The right tools for (structured) BIG DATA handling - columnar, mpp and cloud - AWS Redshift

Today, I'm coming back a little closer to the series of promised posts on the Next Generation DSR  to look at some benchmark results for the Amazon Redshift database.   Some time ago I wrote a couple of quite popular posts on using columnar databases and faster (solid state) storage to dramatically (4100%) improve the speed of aggregation queries against large data sets.  As data volumes even for ad-hoc analyses continue to grow though, I'm looking at other options.

Here's the scenario I've been working with: you are a business analyst charged with providing reporting and basic analytics on more data than you know how to handle - and you need to do it without the combined resources of your IT department being placed at your disposal.

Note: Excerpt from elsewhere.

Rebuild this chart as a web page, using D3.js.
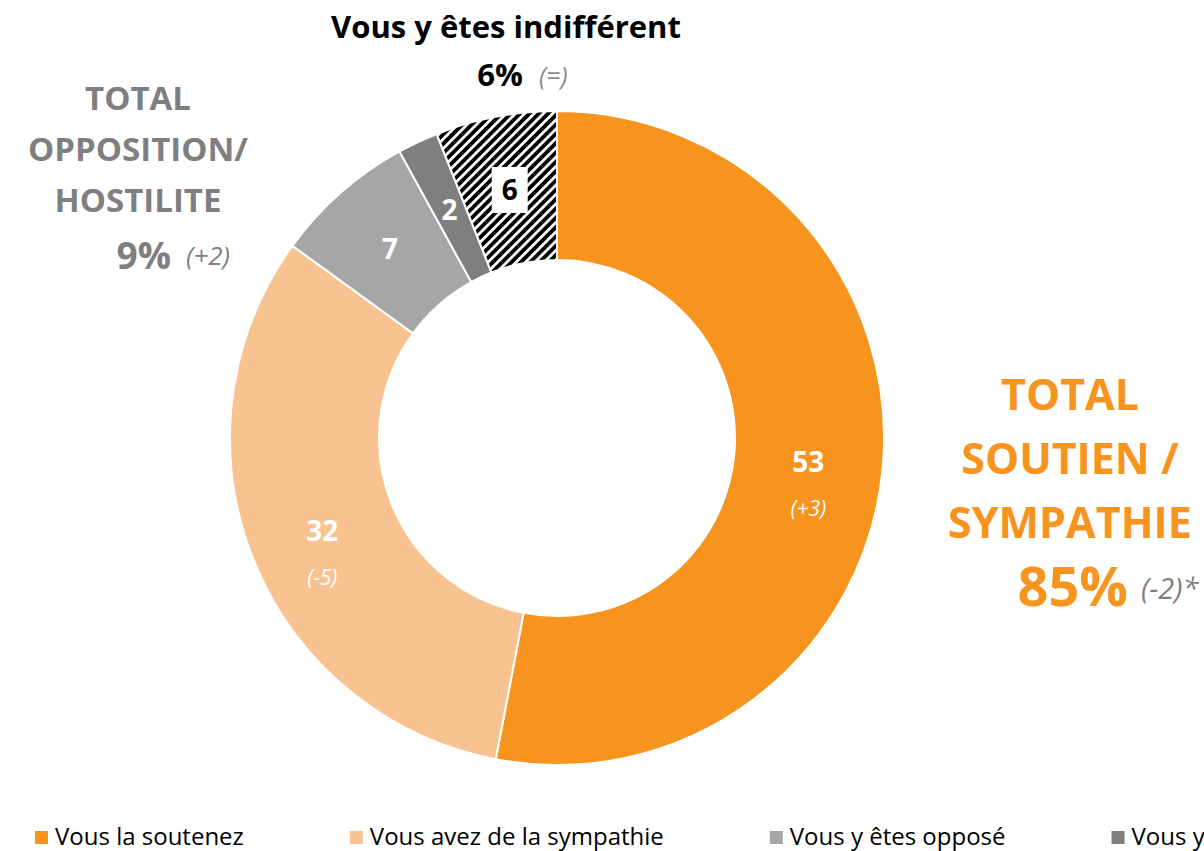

Previously, (here)   I looked at the value of upgrading hard-drives (to make sure the CPU is actually busy) and the benefit of using columnar storage which let's the database pull back data in larger chunks and with fewer trips to the hard-drive. The results were ..staggering. A combined 4100% increase in processing speed so that I could read and aggregate 10 facts from a base table with over 40 million records on laptop in just 37 seconds.  (I'm using simulated Point of Sale data at item-store-week level just because it's an environment I'm used to and it's normal to have hundreds of millions or even billions of records to work with)

I then increased the data volume by a factor of 10 (here), repeated the tests and got very similar results without further changing the hardware.   The column-storage databases were much faster, scaling well to both extra records (the SQL 2012 column-store aggregating 10x the data volume in less than 6x the elapsed time) and to more facts (see below).

400 million records (the test set I used) is not enormous but it's certainly big enough to cause 99.2% of business analysts to come to a screeching halt and to beg for help.    It's also enough to tax the limits of local storage on my test equipment when I have the same data replicated across multiple databases.

I've been considering Amazon Redshift for some time - it's cloud-based, columnar, simple to set up, uses standard SQL and it enables parallel execution and storage across multiple computers (nodes) in the cloud.

First let's look at a simple test - the same data as before but now on Redshift.  I tested 2 configurations using their smallest available "dw1.xlarge" nodes currently costing $0.85 per hour per node.  These nodes each have 2 processor cores, 2TB of (non SSD) storage and 15GB of RAM.    I'm going to drop the "SQL 2012 Base" setup that I used previously from the ongoing comparison - it's just not in the race.

SQL Server 2012 (with the ColumnStore Index) was the clear winner in the previous test and for a single fact query it still does very well indeed.  The 2-node Redshift setup takes almost twice as long for a single fact, but, remember that these AWS nodes are not using fast SSD storage (and together cost just $1.70 per hour) so 41 seconds is a respectable result.  Note, also, that it scales to summarizing 10 facts very well indeed, taking about 50% of the time that SQL Server did on my local machine.

How performance scales to more records and more facts is key and, ideally, I want something that scales linearly (or better): 10x the data volume should result in no more than 10x the time.  Redshift here is doing substantially better than that - is that suggesting a better than linear scaling ? Let's take a closer look.  

For this test I extended the base table to include 40 fact fields against the same 3 key fields (Item, Store and week).  I then ran test aggregation queries against the full database for 1, 5, 10, 20 and 30 facts

The blue dots show elapsed time (on the vertical axis) against the number of facts summarized in each query for the 2 node setup.

The red dots show the same data but for the 4 node setup.

For both series, I have included a linear model fit and they are very definitely linear.  (R-squared values of 0.99 normally tell you that you did something wrong, it's just too good, but this data is real.)  However, there appears to be a substantial "setup" time for query processing:- 31.943 seconds in the case of the 2 node system and 10.391 seconds for the 4 node system.  These constants are the same whether you pull 1 fact, 5 facts or 30 on this basic aggregation query.  Now, as all these queries join to the same  item, and period master tables and aggregate on the same category and year attributes from those tables that should not be a big surprise.  Change that scope and this setup time will change too.  (more on that later)

Note also that as the number of nodes was doubled,  processing speed (roughly) doubled too.

Redshift is a definite contender for large scale ad-hoc work  It's easy to setup, scales well to additional data and when you need extra speed you can add extra nodes directly from the AWS web console.  (It took about 30 minutes to resize my 2 node cluster to 4 nodes.)  

When the work is done, shut down the cluster, stop paying the hourly rate and take a snapshot of the system to cheap AWS S3 storage.   You can then restore that snapshot to a new cluster whenever you need it.

Is it the only option?  Certainly not, but it is fast, easy  to use and to scale out.  That may be hard to beat for my needs, but I will also be looking at some SQL on Hadoop options soon.